**TASK DESCRIPTION:** Write out only the lines from the start of the entries up to and including the line with "import * as"; please skip the pictures.

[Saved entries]
++++++++

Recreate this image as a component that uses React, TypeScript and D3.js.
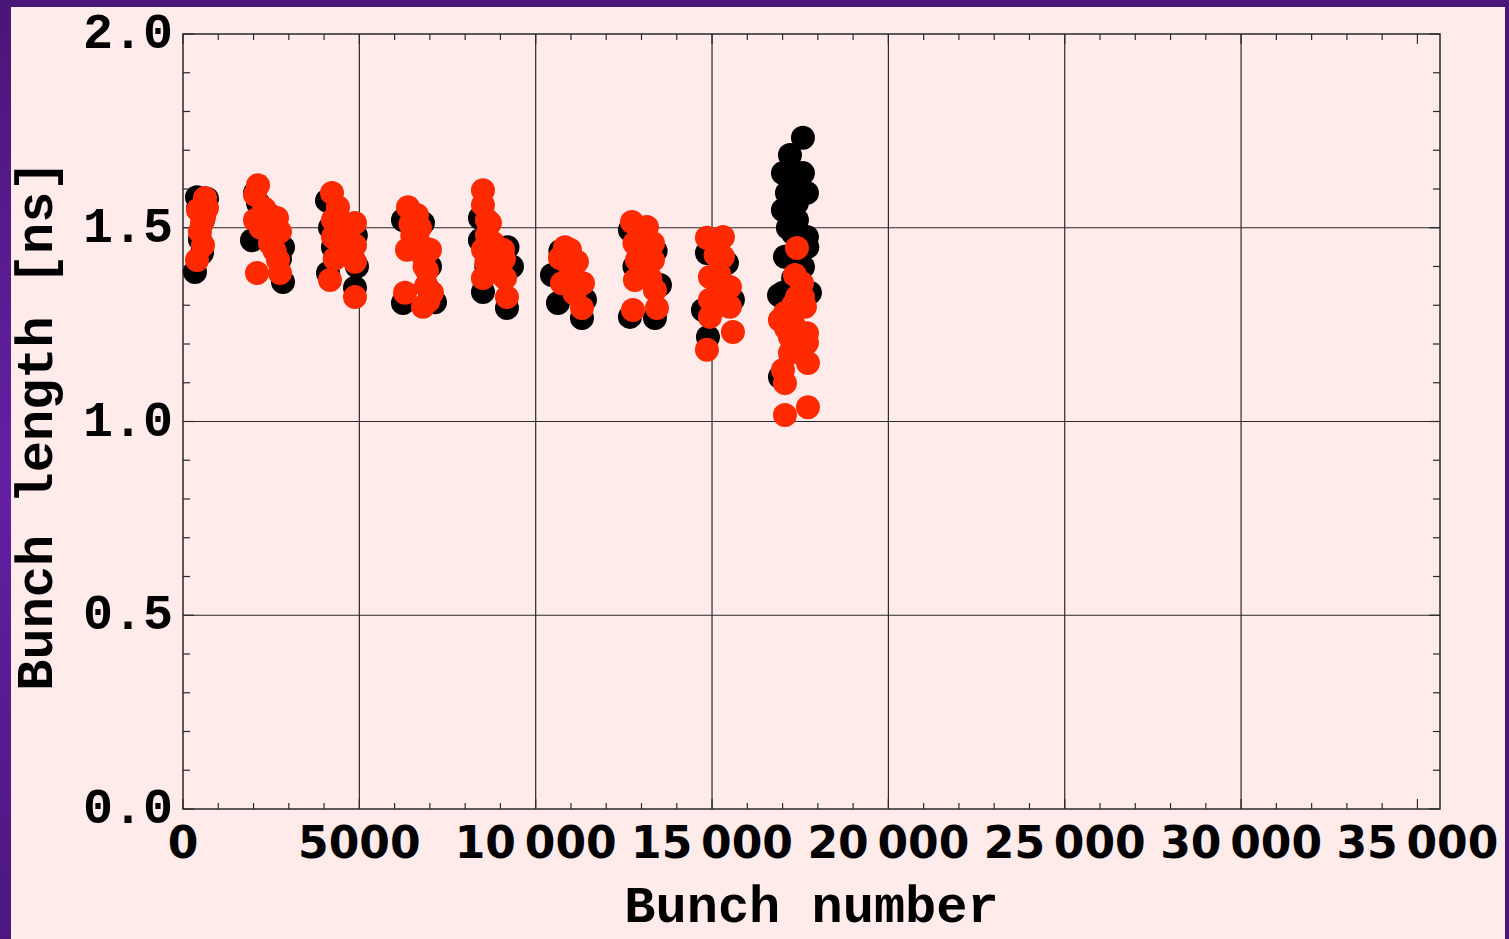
import React from "react";
import * as d3 from "d3";

const blackPoints: [number, number][] = [
  [340, 1.386], [397, 1.579], [425, 1.55], [539, 1.435], [567, 1.52], [624, 1.56], [680, 1.575], [480, 1.47],
  [1956, 1.468], [2041, 1.59], [2126, 1.564], [2200, 1.5], [2466, 1.51], [2665, 1.45], [2750, 1.42], [2835, 1.36], [2835, 1.45],
  [4082, 1.57], [4111, 1.383], [4167, 1.5], [4252, 1.45], [4876, 1.345], [4933, 1.4], [4900, 1.48],
  [6237, 1.306], [6237, 1.52], [6500, 1.45], [6804, 1.512], [7002, 1.4], [7144, 1.308], [6900, 1.35],
  [8420, 1.525], [8420, 1.468], [8505, 1.334], [8600, 1.4], [9185, 1.293], [9327, 1.4], [9200, 1.45],
  [10461, 1.378], [10631, 1.306], [10700, 1.44], [11000, 1.4], [11312, 1.267], [11397, 1.314],
  [12672, 1.494], [12672, 1.27], [12800, 1.4], [13381, 1.267], [13523, 1.352], [13400, 1.44],
  [14742, 1.288], [14855, 1.435], [14884, 1.218], [15200, 1.35], [15422, 1.409], [15592, 1.314],
  [17577, 1.732], [17209, 1.688], [17010, 1.641], [17577, 1.641], [17691, 1.59], [17124, 1.59], [17010, 1.546],
  [17407, 1.52], [17691, 1.476], [17067, 1.425], [17577, 1.399], [17010, 1.332], [17776, 1.332], [16925, 1.115],
  [17407, 1.564], [17294, 1.486], [17350, 1.62], [17150, 1.5], [17700, 1.45], [17300, 1.37], [16900, 1.326],
];

const redPoints: [number, number][] = [
  [624, 1.577], [425, 1.546], [539, 1.512], [567, 1.455], [397, 1.417], [680, 1.551], [480, 1.49], [600, 1.53],
  [2126, 1.61], [2041, 1.585], [2041, 1.52], [2098, 1.383], [2466, 1.533], [2665, 1.525], [2750, 1.49], [2466, 1.46],
  [2750, 1.383], [2693, 1.417], [2300, 1.55], [2550, 1.48], [2200, 1.5], [2600, 1.44],
  [4224, 1.59], [4394, 1.553], [4252, 1.52], [4252, 1.476], [4167, 1.365], [4876, 1.512], [4876, 1.455], [4876, 1.412],
  [4876, 1.321], [4500, 1.48], [4600, 1.44], [4300, 1.42], [4450, 1.52], [4700, 1.47],
  [6379, 1.553], [6634, 1.533], [6719, 1.5], [7002, 1.443], [6350, 1.443], [6917, 1.39], [7059, 1.332], [6294, 1.332],
  [6804, 1.296], [6500, 1.48], [6800, 1.43], [6900, 1.35], [6450, 1.51], [6700, 1.46], [6850, 1.4], [6950, 1.31],
  [8505, 1.597], [8505, 1.559], [8618, 1.52], [8618, 1.481], [8505, 1.443], [9072, 1.443], [8505, 1.37], [9129, 1.37],
  [9185, 1.321], [8703, 1.512], [8600, 1.41], [9000, 1.4], [8800, 1.46], [9100, 1.42],
  [10830, 1.45], [10688, 1.422], [11170, 1.412], [10745, 1.357], [11340, 1.357], [11312, 1.293], [10972, 1.443],
  [11000, 1.38], [11100, 1.33], [10900, 1.41],
  [12729, 1.515], [13154, 1.502], [13325, 1.46], [13325, 1.417], [12814, 1.365], [12758, 1.288], [13438, 1.293],
  [13381, 1.339], [12871, 1.417], [13000, 1.45], [13100, 1.38], [12800, 1.46], [13250, 1.37],
  [14855, 1.474], [15309, 1.476], [15309, 1.425], [14940, 1.373], [15507, 1.347], [14940, 1.314], [15507, 1.296],
  [14940, 1.27], [15592, 1.231], [14855, 1.185], [15309, 1.332], [15200, 1.38], [15100, 1.43], [15400, 1.3],
  [17407, 1.448], [17350, 1.378], [17549, 1.357], [17577, 1.321], [17634, 1.296], [17067, 1.28], [17294, 1.254],
  [17209, 1.218], [17691, 1.228], [17691, 1.203], [17719, 1.151], [17010, 1.133], [17067, 1.099], [17067, 1.017],
  [17719, 1.037], [17209, 1.177], [16925, 1.262], [17407, 1.321], [17300, 1.3], [17100, 1.24],
];

const xMajorTicks = [0, 5000, 10000, 15000, 20000, 25000, 30000, 35000];
const xTickLabels = ["0", "5000", "10\u2009000", "15\u2009000", "20\u2009000", "25\u2009000", "30\u2009000", "35\u2009000"];
const xGridValues = [5000, 10000, 15000, 20000, 25000, 30000];
const yMajorTicks = [0, 0.5, 1.0, 1.5, 2.0];
const yTickLabels = ["0.0", "0.5", "1.0", "1.5", "2.0"];
const yGridValues = [0.5, 1.0, 1.5];

const W = 1509;
const H = 939;
const L = 183, R = 1440, T = 34, B = 809;

export default function App() {
  const x = d3.scaleLinear().domain([0, 35640]).range([L, R]);
  const y = d3.scaleLinear().domain([0, 2]).range([B, T]);
  const xMinor = d3.range(0, 35641, 1000).filter((v) => v % 5000 !== 0);
  const yMinor = d3.range(0, 21).map((i) => i / 10).filter((_, i) => i % 5 !== 0);
  const mono = "'Liberation Mono', 'Courier New', monospace";
  const sans = "'DejaVu Sans', sans-serif";
  const axisCol = "#2a2a2a";
  const r = 12;
  return (
    <svg width={W} height={H} style={{ position: "absolute", left: 0, top: 0 }}>
      <defs>
        <linearGradient id="lg" x1="0" y1="0" x2="0" y2="1">
          <stop offset="0" stopColor="#4a1678" />
          <stop offset="0.5" stopColor="#6420a4" />
          <stop offset="1" stopColor="#4c1880" />
        </linearGradient>
      </defs>
      <rect x={0} y={0} width={W} height={H} fill="#ffebea" />
      <rect x={0} y={0} width={11} height={H} fill="url(#lg)" />
      <rect x={0} y={0} width={W} height={7} fill="#4a1678" />
      <rect x={1505} y={0} width={4} height={H} fill="#4a1678" />

      {xGridValues.map((v) => (
        <line key={"gx" + v} x1={x(v)} x2={x(v)} y1={T} y2={B} stroke={axisCol} strokeWidth={1.2} />
      ))}
      {yGridValues.map((v) => (
        <line key={"gy" + v} x1={L} x2={R} y1={y(v)} y2={y(v)} stroke={axisCol} strokeWidth={1.2} />
      ))}

      {xMinor.map((v) => (
        <g key={"xm" + v}>
          <line x1={x(v)} x2={x(v)} y1={B} y2={B - 6} stroke={axisCol} strokeWidth={1.2} />
          <line x1={x(v)} x2={x(v)} y1={T} y2={T + 6} stroke={axisCol} strokeWidth={1.2} />
        </g>
      ))}
      {xMajorTicks.map((v) => (
        <g key={"xM" + v}>
          <line x1={x(v)} x2={x(v)} y1={B} y2={B - 10} stroke={axisCol} strokeWidth={1.2} />
          <line x1={x(v)} x2={x(v)} y1={T} y2={T + 10} stroke={axisCol} strokeWidth={1.2} />
        </g>
      ))}
      {yMinor.map((v) => (
        <g key={"ym" + v}>
          <line x1={L} x2={L + 7} y1={y(v)} y2={y(v)} stroke={axisCol} strokeWidth={1.2} />
          <line x1={R} x2={R - 7} y1={y(v)} y2={y(v)} stroke={axisCol} strokeWidth={1.2} />
        </g>
      ))}
      {yMajorTicks.map((v) => (
        <g key={"yM" + v}>
          <line x1={L} x2={L + 11} y1={y(v)} y2={y(v)} stroke={axisCol} strokeWidth={1.2} />
          <line x1={R} x2={R - 11} y1={y(v)} y2={y(v)} stroke={axisCol} strokeWidth={1.2} />
        </g>
      ))}
      <rect x={L} y={T} width={R - L} height={B - T} fill="none" stroke={axisCol} strokeWidth={1.5} />

      {blackPoints.map((p, i) => (
        <circle key={"b" + i} cx={x(p[0])} cy={y(p[1])} r={r} fill="#000000" />
      ))}
      {redPoints.map((p, i) => (
        <circle key={"r" + i} cx={x(p[0])} cy={y(p[1])} r={r} fill="#ff2a00" />
      ))}

      {xMajorTicks.map((v, i) => (
        <text key={"xl" + v} x={x(v)} y={B + 49} textAnchor="middle" fontFamily={sans} fontWeight="bold" fontSize={44} fill="#000">
          {xTickLabels[i]}
        </text>
      ))}
      {yMajorTicks.map((v, i) => (
        <text key={"yl" + v} x={173} y={y(v) + 14} textAnchor="end" fontFamily={mono} fontWeight="bold" fontSize={50} fill="#000">
          {yTickLabels[i]}
        </text>
      ))}
      <text x={(L + R) / 2} y={922} textAnchor="middle" fontFamily={mono} fontWeight="bold" fontSize={52} fill="#000">
        Bunch number
      </text>
      <text transform={`translate(52, ${(T + B) / 2 + 4}) rotate(-90)`} textAnchor="middle" fontFamily={mono} fontWeight="bold" fontSize={52} fill="#000">
        Bunch length [ns]
      </text>
    </svg>
  );
}
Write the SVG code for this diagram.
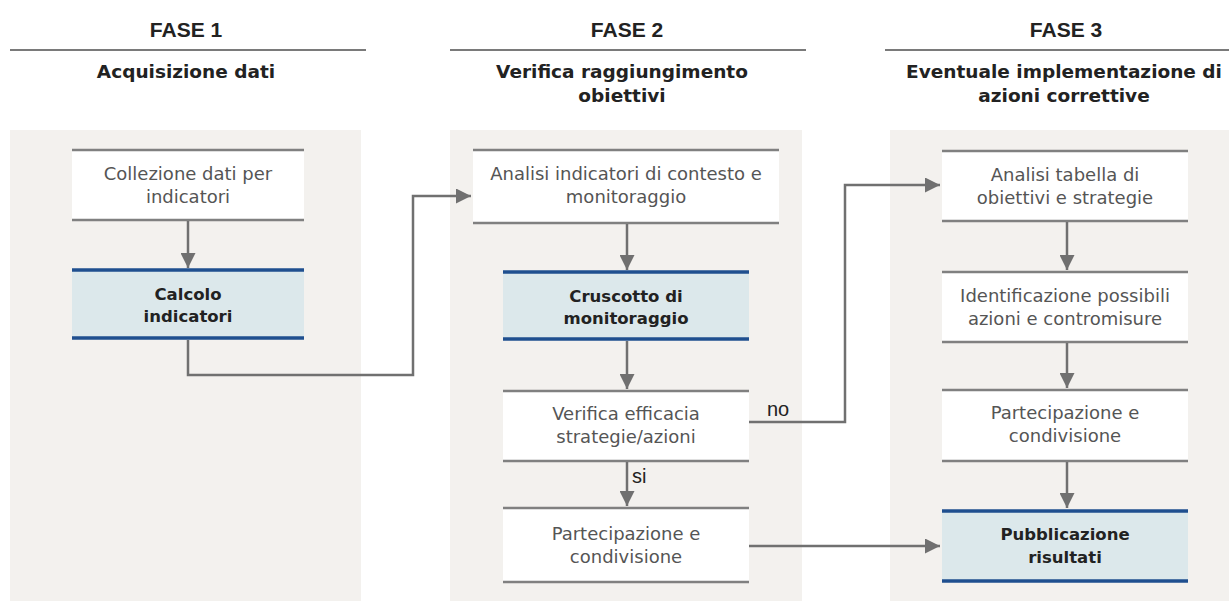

++++++++

**FINISHED EXERCISE:**
Recreate this image as a component that uses React, TypeScript and D3.js.
import React from "react";
import * as d3 from "d3";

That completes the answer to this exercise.